Rows from a dataset of charts and code
- - -

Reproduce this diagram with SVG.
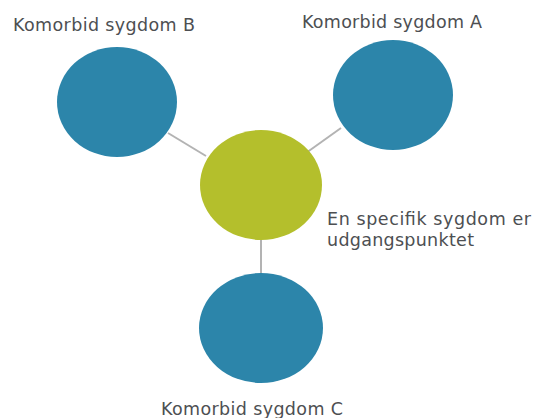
<svg xmlns="http://www.w3.org/2000/svg" width="533" height="418" viewBox="0 0 533 418">
<style>
.t{font-family:"DejaVu Sans",Verdana,sans-serif;font-size:17.5px;fill:#4d4f52}
.b{fill:#2c85aa}
.g{fill:#b4bf2c}
.c{stroke:#b3b3b3;stroke-width:2;fill:none}
</style>
<rect width="533" height="418" fill="#ffffff"/>
<g id="connectors">
<line class="c" x1="168" y1="133" x2="206" y2="156"/>
<line class="c" x1="341" y1="128" x2="306" y2="153"/>
<line class="c" x1="261" y1="240" x2="261" y2="274"/>
</g>
<g id="nodeB">
<ellipse class="b" cx="117" cy="102" rx="60" ry="55"/>
<text class="t" x="13" y="31" textLength="182">Komorbid sygdom B</text>
</g>
<g id="nodeA">
<ellipse class="b" cx="393" cy="95" rx="60" ry="55"/>
<text class="t" x="302" y="28" textLength="180">Komorbid sygdom A</text>
</g>
<g id="center">
<ellipse class="g" cx="261" cy="185" rx="61" ry="55"/>
<text class="t" x="327" y="225" textLength="204">En specifik sygdom er</text>
<text class="t" x="327" y="246" textLength="147">udgangspunktet</text>
</g>
<g id="nodeC">
<ellipse class="b" cx="261" cy="328" rx="62" ry="55"/>
<text class="t" x="161" y="415" textLength="182">Komorbid sygdom C</text>
</g>
</svg>
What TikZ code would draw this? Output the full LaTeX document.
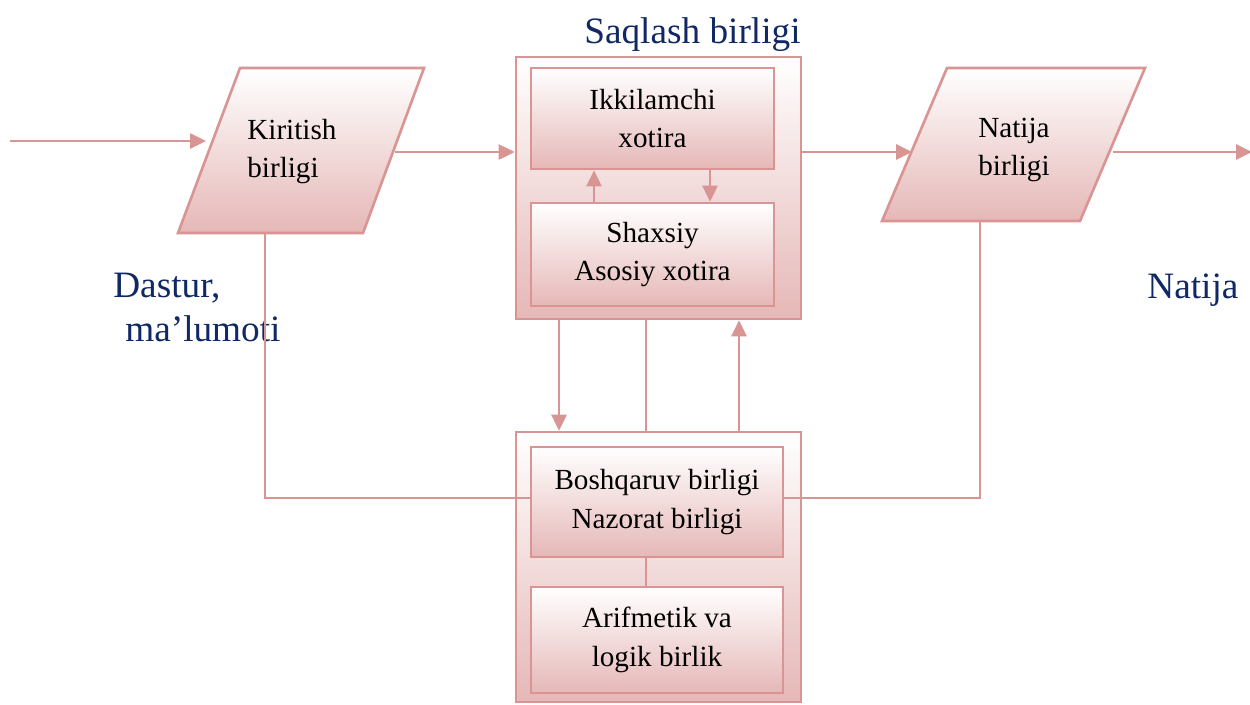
\documentclass[tikz,border=0pt]{standalone}
\usepackage{fontspec}
\setmainfont{Liberation Serif}
\usetikzlibrary{arrows.meta,calc}
\definecolor{pinkline}{HTML}{D99594}
\definecolor{pinkfill}{HTML}{E5B8B7}
\definecolor{navy}{RGB}{16,40,100}
\begin{document}
\begin{tikzpicture}[x=0.02cm,y=-0.02cm,
  box/.style={draw=pinkline,line width=1.5pt,top color=white,bottom color=pinkfill,
    inner sep=0pt,align=center,font=\fontsize{16.6}{22}\selectfont},
  txt/.style={inner sep=0pt,font=\fontsize{16.6}{22}\selectfont},
  bluetxt/.style={inner sep=0pt,text=navy,font=\fontsize{21.2}{25}\selectfont},
  ln/.style={draw=pinkline,line width=1.5pt},
  arr/.style={ln,-{Triangle[length=0.32cm,width=0.3cm]}}]
\path[use as bounding box,fill=white] (0,0) rectangle (1250,704);
% storage unit
\node[box,minimum width=5.7cm,minimum height=5.24cm] (st) at (658.5,188) {};
\node[box,minimum width=4.86cm,minimum height=2.02cm] (ik) at (652.5,118.5) {Ikkilamchi\\xotira};
\node[box,minimum width=4.86cm,minimum height=2.06cm] (sh) at (652.5,254.5) {Shaxsiy\\Asosiy xotira};
% control unit
\node[box,minimum width=5.7cm,minimum height=5.4cm] (ct) at (658.5,567) {};
\node[box,minimum width=5.04cm,minimum height=2.2cm] (bq) at (657,502) {Boshqaruv birligi\\Nazorat birligi};
\node[box,minimum width=5.04cm,minimum height=2.12cm] (ar) at (657,640) {Arifmetik va\\logik birlik};
% input parallelogram
\coordinate (k1) at (240,68); \coordinate (k2) at (424,68);
\coordinate (k3) at (363,233); \coordinate (k4) at (178,233);
\draw[ln,top color=white,bottom color=pinkfill] (k1) -- (k2) -- (k3) -- (k4) -- cycle;
\node[txt,align=left,anchor=west] (kt) at (247,151.5) {Kiritish\\birligi};
% output parallelogram
\coordinate (n1) at (947,68); \coordinate (n2) at (1145,68);
\coordinate (n3) at (1080,221); \coordinate (n4) at (882,221);
\draw[ln,top color=white,bottom color=pinkfill] (n1) -- (n2) -- (n3) -- (n4) -- cycle;
\node[txt,align=center] (nt) at (1014,150) {Natija\\birligi};
% labels
\node[bluetxt,anchor=base west] (sq) at (584,43) {Saqlash birligi};
\node[bluetxt,anchor=base west] (nl) at (1147,298) {Natija};
\node[bluetxt,align=left,anchor=north west] (ds) at (113,273) {Dastur,\\\hspace*{0.24cm}ma’lumoti};
% connectors
\coordinate (in0) at (10,141); \coordinate (in1) at (206,141);
\draw[arr] (in0) -- (in1);
\coordinate (kr) at (395,152);
\draw[arr] (kr) -- (kr -| st.west);
\coordinate (nle) at (912,152);
\draw[arr] (st.east |- kr) -- (nle);
\coordinate (nr) at (1113,152); \coordinate (outp) at (1252,152);
\draw[arr] (nr) -- (outp);
% inner storage arrows
\coordinate (xa) at (594,0); \coordinate (xb) at (710,0);
\draw[arr] (sh.north -| xa) -- (ik.south -| xa);
\draw[arr] (ik.south -| xb) -- (sh.north -| xb);
% storage <-> control
\coordinate (xc) at (559,0); \coordinate (xd) at (646,0); \coordinate (xe) at (739,0);
\draw[arr] (st.south -| xc) -- (ct.north -| xc);
\draw[ln] (st.south -| xd) -- (ct.north -| xd);
\draw[arr] (ct.north -| xe) -- (st.south -| xe);
\draw[ln] (bq.south -| xd) -- (ar.north -| xd);
% feedback lines
\coordinate (kb) at (265,233); \coordinate (kbl) at (265,498);
\draw[ln] (kb) -- (kbl) -- (bq.west |- kbl);
\coordinate (nb) at (980,221); \coordinate (nbl) at (980,498);
\draw[ln] (nb) -- (nbl) -- (bq.east |- nbl);
\end{tikzpicture}
\end{document}
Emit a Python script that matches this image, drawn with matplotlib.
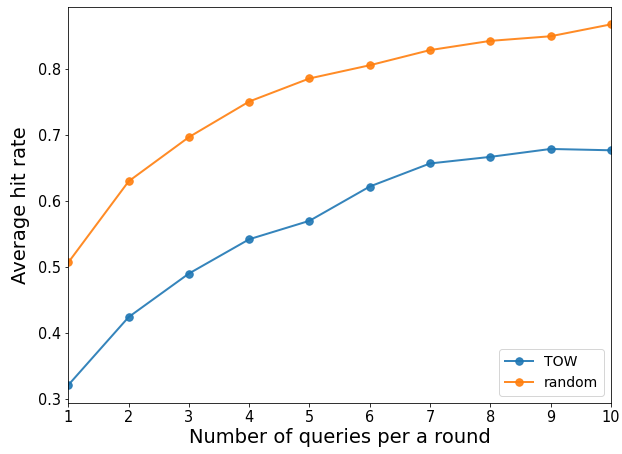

- - -

Exercise.
Reproduce the whole listing exactly, but not the images in it.

Solved problem.
Reproduce this diagram with SVG.
<svg xmlns="http://www.w3.org/2000/svg" width="533" height="418" viewBox="0 0 533 418">
<style>
.t{font-family:"DejaVu Sans",Verdana,sans-serif;font-size:17.5px;fill:#4d4f52}
.b{fill:#2c85aa}
.g{fill:#b4bf2c}
.c{stroke:#b3b3b3;stroke-width:2;fill:none}
</style>
<rect width="533" height="418" fill="#ffffff"/>
<g id="connectors">
<line class="c" x1="168" y1="133" x2="206" y2="156"/>
<line class="c" x1="341" y1="128" x2="306" y2="153"/>
<line class="c" x1="261" y1="240" x2="261" y2="274"/>
</g>
<g id="nodeB">
<ellipse class="b" cx="117" cy="102" rx="60" ry="55"/>
<text class="t" x="13" y="31" textLength="182">Komorbid sygdom B</text>
</g>
<g id="nodeA">
<ellipse class="b" cx="393" cy="95" rx="60" ry="55"/>
<text class="t" x="302" y="28" textLength="180">Komorbid sygdom A</text>
</g>
<g id="center">
<ellipse class="g" cx="261" cy="185" rx="61" ry="55"/>
<text class="t" x="327" y="225" textLength="204">En specifik sygdom er</text>
<text class="t" x="327" y="246" textLength="147">udgangspunktet</text>
</g>
<g id="nodeC">
<ellipse class="b" cx="261" cy="328" rx="62" ry="55"/>
<text class="t" x="161" y="415" textLength="182">Komorbid sygdom C</text>
</g>
</svg>
What TikZ code would draw this? Output the full LaTeX document.
\documentclass[tikz,border=0pt]{standalone}
\usepackage{fontspec}
\setmainfont{Liberation Serif}
\usetikzlibrary{arrows.meta,calc}
\definecolor{pinkline}{HTML}{D99594}
\definecolor{pinkfill}{HTML}{E5B8B7}
\definecolor{navy}{RGB}{16,40,100}
\begin{document}
\begin{tikzpicture}[x=0.02cm,y=-0.02cm,
  box/.style={draw=pinkline,line width=1.5pt,top color=white,bottom color=pinkfill,
    inner sep=0pt,align=center,font=\fontsize{16.6}{22}\selectfont},
  txt/.style={inner sep=0pt,font=\fontsize{16.6}{22}\selectfont},
  bluetxt/.style={inner sep=0pt,text=navy,font=\fontsize{21.2}{25}\selectfont},
  ln/.style={draw=pinkline,line width=1.5pt},
  arr/.style={ln,-{Triangle[length=0.32cm,width=0.3cm]}}]
\path[use as bounding box,fill=white] (0,0) rectangle (1250,704);
% storage unit
\node[box,minimum width=5.7cm,minimum height=5.24cm] (st) at (658.5,188) {};
\node[box,minimum width=4.86cm,minimum height=2.02cm] (ik) at (652.5,118.5) {Ikkilamchi\\xotira};
\node[box,minimum width=4.86cm,minimum height=2.06cm] (sh) at (652.5,254.5) {Shaxsiy\\Asosiy xotira};
% control unit
\node[box,minimum width=5.7cm,minimum height=5.4cm] (ct) at (658.5,567) {};
\node[box,minimum width=5.04cm,minimum height=2.2cm] (bq) at (657,502) {Boshqaruv birligi\\Nazorat birligi};
\node[box,minimum width=5.04cm,minimum height=2.12cm] (ar) at (657,640) {Arifmetik va\\logik birlik};
% input parallelogram
\coordinate (k1) at (240,68); \coordinate (k2) at (424,68);
\coordinate (k3) at (363,233); \coordinate (k4) at (178,233);
\draw[ln,top color=white,bottom color=pinkfill] (k1) -- (k2) -- (k3) -- (k4) -- cycle;
\node[txt,align=left,anchor=west] (kt) at (247,151.5) {Kiritish\\birligi};
% output parallelogram
\coordinate (n1) at (947,68); \coordinate (n2) at (1145,68);
\coordinate (n3) at (1080,221); \coordinate (n4) at (882,221);
\draw[ln,top color=white,bottom color=pinkfill] (n1) -- (n2) -- (n3) -- (n4) -- cycle;
\node[txt,align=center] (nt) at (1014,150) {Natija\\birligi};
% labels
\node[bluetxt,anchor=base west] (sq) at (584,43) {Saqlash birligi};
\node[bluetxt,anchor=base west] (nl) at (1147,298) {Natija};
\node[bluetxt,align=left,anchor=north west] (ds) at (113,273) {Dastur,\\\hspace*{0.24cm}ma’lumoti};
% connectors
\coordinate (in0) at (10,141); \coordinate (in1) at (206,141);
\draw[arr] (in0) -- (in1);
\coordinate (kr) at (395,152);
\draw[arr] (kr) -- (kr -| st.west);
\coordinate (nle) at (912,152);
\draw[arr] (st.east |- kr) -- (nle);
\coordinate (nr) at (1113,152); \coordinate (outp) at (1252,152);
\draw[arr] (nr) -- (outp);
% inner storage arrows
\coordinate (xa) at (594,0); \coordinate (xb) at (710,0);
\draw[arr] (sh.north -| xa) -- (ik.south -| xa);
\draw[arr] (ik.south -| xb) -- (sh.north -| xb);
% storage <-> control
\coordinate (xc) at (559,0); \coordinate (xd) at (646,0); \coordinate (xe) at (739,0);
\draw[arr] (st.south -| xc) -- (ct.north -| xc);
\draw[ln] (st.south -| xd) -- (ct.north -| xd);
\draw[arr] (ct.north -| xe) -- (st.south -| xe);
\draw[ln] (bq.south -| xd) -- (ar.north -| xd);
% feedback lines
\coordinate (kb) at (265,233); \coordinate (kbl) at (265,498);
\draw[ln] (kb) -- (kbl) -- (bq.west |- kbl);
\coordinate (nb) at (980,221); \coordinate (nbl) at (980,498);
\draw[ln] (nb) -- (nbl) -- (bq.east |- nbl);
\end{tikzpicture}
\end{document}
Emit a Python script that matches this image, drawn with matplotlib.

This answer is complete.